#### [STATED EXERCISE]
Reproduce the listing below character for character; drop every image.

#### [SOURCE DATA]
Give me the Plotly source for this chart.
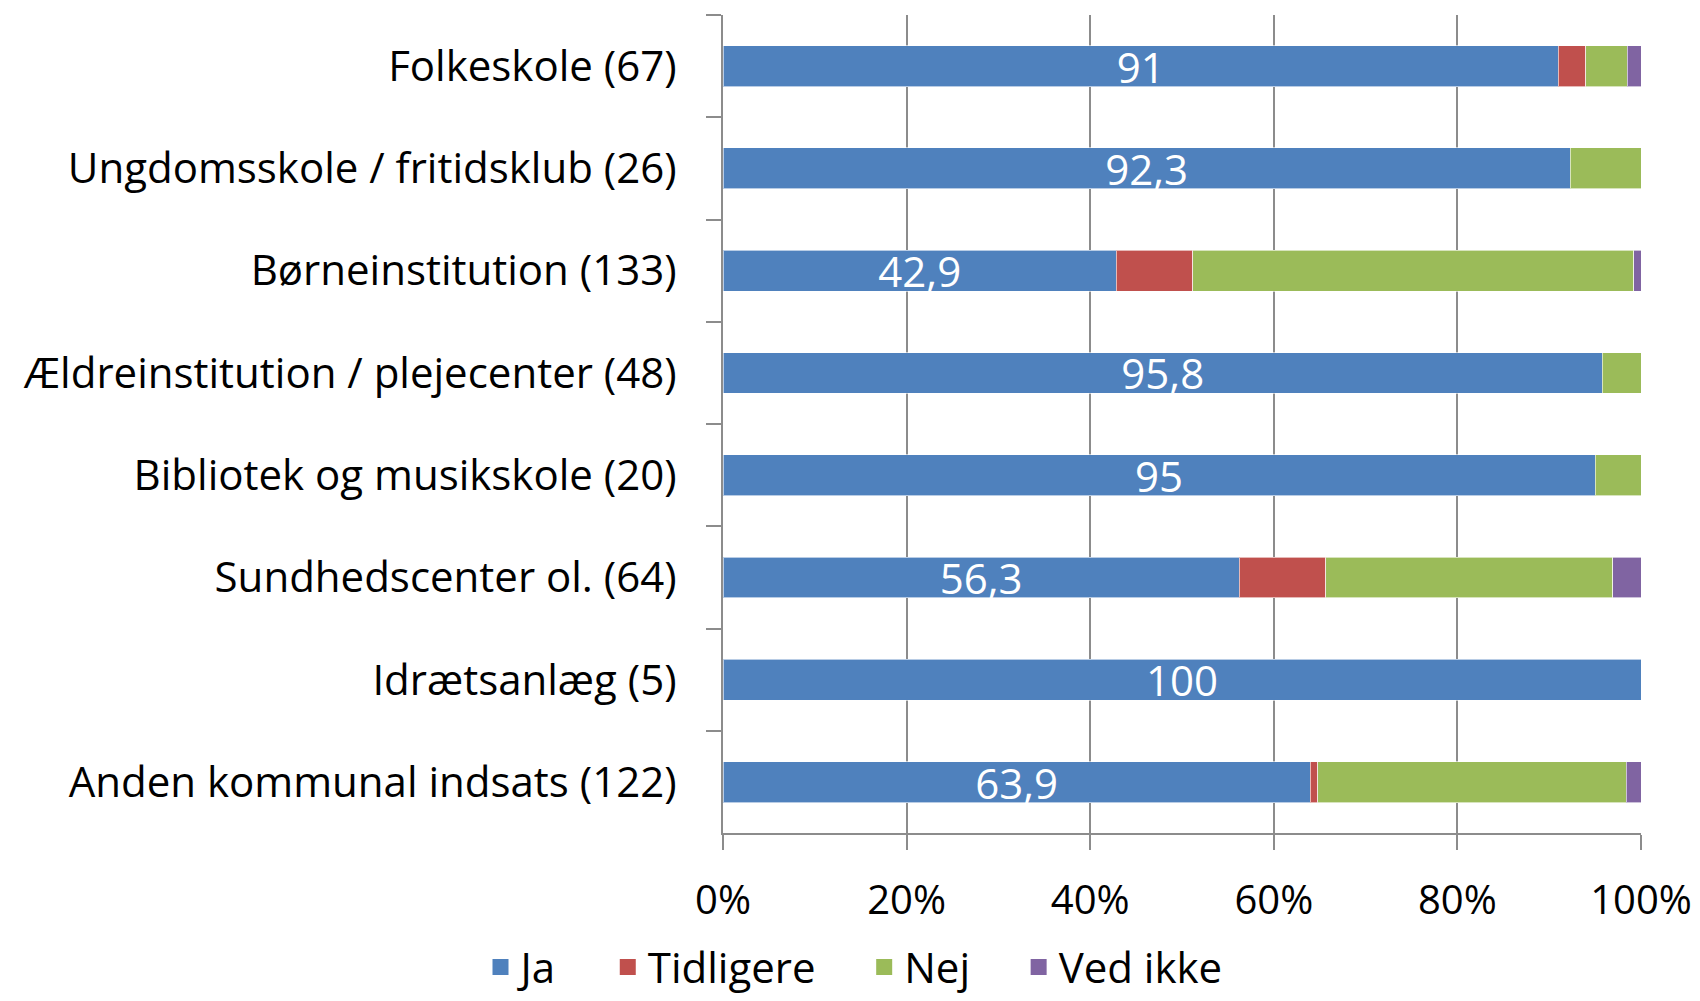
import plotly.graph_objects as go

# categories top to bottom, (n) = number of answers
categories = [
    "Folkeskole (67)",
    "Ungdomsskole / fritidsklub (26)",
    "Børneinstitution (133)",
    "Ældreinstitution / plejecenter (48)",
    "Bibliotek og musikskole (20)",
    "Sundhedscenter ol. (64)",
    "Idrætsanlæg (5)",
    "Anden kommunal indsats (122)",
]

ja = [91.0, 92.3, 42.9, 95.8, 95.0, 56.3, 100.0, 63.9]
tidligere = [3.0, 0.0, 8.3, 0.0, 0.0, 9.4, 0.0, 0.8]
nej = [4.5, 7.7, 48.1, 4.2, 5.0, 31.3, 0.0, 33.6]
ved_ikke = [1.5, 0.0, 0.8, 0.0, 0.0, 3.1, 0.0, 1.6]

x_ticks = [0, 20, 40, 60, 80, 100]
x_tick_labels = ["0%", "20%", "40%", "60%", "80%", "100%"]

FONT = "Open Sans, sans-serif"
GRID = "#8c8c8c"
PAD = "\u00a0" * 4  # extra room between legend entries

series = [
    ("Ja", ja, "#4F81BD"),
    ("Tidligere", tidligere, "#C0504D"),
    ("Nej", nej, "#9BBB59"),
    ("Ved ikke", ved_ikke, "#8064A2"),
]

fig = go.Figure()
for name, values, color in series:
    bar = go.Bar(
        name=name,
        y=categories,
        x=values,
        orientation="h",
        marker=dict(color=color, line=dict(color="rgba(255,255,255,0.6)", width=1)),
        showlegend=False,
        hoverinfo="x+y+name",
    )
    if name == "Ja":
        bar.text = [f"{v:g}".replace(".", ",") for v in values]
        bar.textposition = "inside"
        bar.insidetextanchor = "middle"
        bar.textangle = 0
        bar.textfont = dict(color="white", size=42, family=FONT)
    fig.add_trace(bar)

# legend proxies: square markers are bigger than the default bar swatches
for i, (name, values, color) in enumerate(series):
    fig.add_trace(go.Scatter(
        name=name + (PAD if i < len(series) - 1 else ""),
        x=[None],
        y=[None],
        mode="markers",
        marker=dict(symbol="square", size=16, color=color),
        showlegend=True,
    ))

# the page body has an 8px margin, so the figure is a bit smaller than the window
fig.update_layout(
    barmode="stack",
    barnorm="percent",
    bargap=0.6,
    width=1692,
    height=993,
    margin=dict(l=715, r=59, t=7, b=164),
    paper_bgcolor="white",
    plot_bgcolor="white",
    font=dict(family=FONT, size=42, color="black"),
    uniformtext=dict(minsize=42, mode="show"),
    showlegend=True,
    legend=dict(
        orientation="h",
        xref="container",
        x=0.5,
        xanchor="center",
        yref="container",
        y=0.034,
        yanchor="middle",
        font=dict(size=42),
        traceorder="normal",
        itemwidth=30,
    ),
)

fig.update_xaxes(
    range=[0, 100],
    tickvals=x_ticks,
    ticktext=x_tick_labels,
    tickfont=dict(size=40),
    showgrid=True,
    gridcolor=GRID,
    gridwidth=2,
    zeroline=False,
    showline=True,
    linecolor=GRID,
    linewidth=2,
    ticks="outside",
    ticklen=15,
    tickwidth=2,
    tickcolor=GRID,
    ticklabelstandoff=16,
)

fig.update_yaxes(
    autorange="reversed",
    showgrid=False,
    showline=True,
    linecolor=GRID,
    linewidth=2,
    ticks="outside",
    tickson="boundaries",
    ticklen=15,
    tickwidth=2,
    tickcolor=GRID,
    ticklabelstandoff=36,
)

fig.write_html("out.html")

#### [EXPECTED ANSWER]
Give me the Plotly source for this chart.
import plotly.graph_objects as go

# categories top to bottom, (n) = number of answers
categories = [
    "Folkeskole (67)",
    "Ungdomsskole / fritidsklub (26)",
    "Børneinstitution (133)",
    "Ældreinstitution / plejecenter (48)",
    "Bibliotek og musikskole (20)",
    "Sundhedscenter ol. (64)",
    "Idrætsanlæg (5)",
    "Anden kommunal indsats (122)",
]

ja = [91.0, 92.3, 42.9, 95.8, 95.0, 56.3, 100.0, 63.9]
tidligere = [3.0, 0.0, 8.3, 0.0, 0.0, 9.4, 0.0, 0.8]
nej = [4.5, 7.7, 48.1, 4.2, 5.0, 31.3, 0.0, 33.6]
ved_ikke = [1.5, 0.0, 0.8, 0.0, 0.0, 3.1, 0.0, 1.6]

x_ticks = [0, 20, 40, 60, 80, 100]
x_tick_labels = ["0%", "20%", "40%", "60%", "80%", "100%"]

FONT = "Open Sans, sans-serif"
GRID = "#8c8c8c"
PAD = "\u00a0" * 4  # extra room between legend entries

series = [
    ("Ja", ja, "#4F81BD"),
    ("Tidligere", tidligere, "#C0504D"),
    ("Nej", nej, "#9BBB59"),
    ("Ved ikke", ved_ikke, "#8064A2"),
]

fig = go.Figure()
for name, values, color in series:
    bar = go.Bar(
        name=name,
        y=categories,
        x=values,
        orientation="h",
        marker=dict(color=color, line=dict(color="rgba(255,255,255,0.6)", width=1)),
        showlegend=False,
        hoverinfo="x+y+name",
    )
    if name == "Ja":
        bar.text = [f"{v:g}".replace(".", ",") for v in values]
        bar.textposition = "inside"
        bar.insidetextanchor = "middle"
        bar.textangle = 0
        bar.textfont = dict(color="white", size=42, family=FONT)
    fig.add_trace(bar)

# legend proxies: square markers are bigger than the default bar swatches
for i, (name, values, color) in enumerate(series):
    fig.add_trace(go.Scatter(
        name=name + (PAD if i < len(series) - 1 else ""),
        x=[None],
        y=[None],
        mode="markers",
        marker=dict(symbol="square", size=16, color=color),
        showlegend=True,
    ))

# the page body has an 8px margin, so the figure is a bit smaller than the window
fig.update_layout(
    barmode="stack",
    barnorm="percent",
    bargap=0.6,
    width=1692,
    height=993,
    margin=dict(l=715, r=59, t=7, b=164),
    paper_bgcolor="white",
    plot_bgcolor="white",
    font=dict(family=FONT, size=42, color="black"),
    uniformtext=dict(minsize=42, mode="show"),
    showlegend=True,
    legend=dict(
        orientation="h",
        xref="container",
        x=0.5,
        xanchor="center",
        yref="container",
        y=0.034,
        yanchor="middle",
        font=dict(size=42),
        traceorder="normal",
        itemwidth=30,
    ),
)

fig.update_xaxes(
    range=[0, 100],
    tickvals=x_ticks,
    ticktext=x_tick_labels,
    tickfont=dict(size=40),
    showgrid=True,
    gridcolor=GRID,
    gridwidth=2,
    zeroline=False,
    showline=True,
    linecolor=GRID,
    linewidth=2,
    ticks="outside",
    ticklen=15,
    tickwidth=2,
    tickcolor=GRID,
    ticklabelstandoff=16,
)

fig.update_yaxes(
    autorange="reversed",
    showgrid=False,
    showline=True,
    linecolor=GRID,
    linewidth=2,
    ticks="outside",
    tickson="boundaries",
    ticklen=15,
    tickwidth=2,
    tickcolor=GRID,
    ticklabelstandoff=36,
)

fig.write_html("out.html")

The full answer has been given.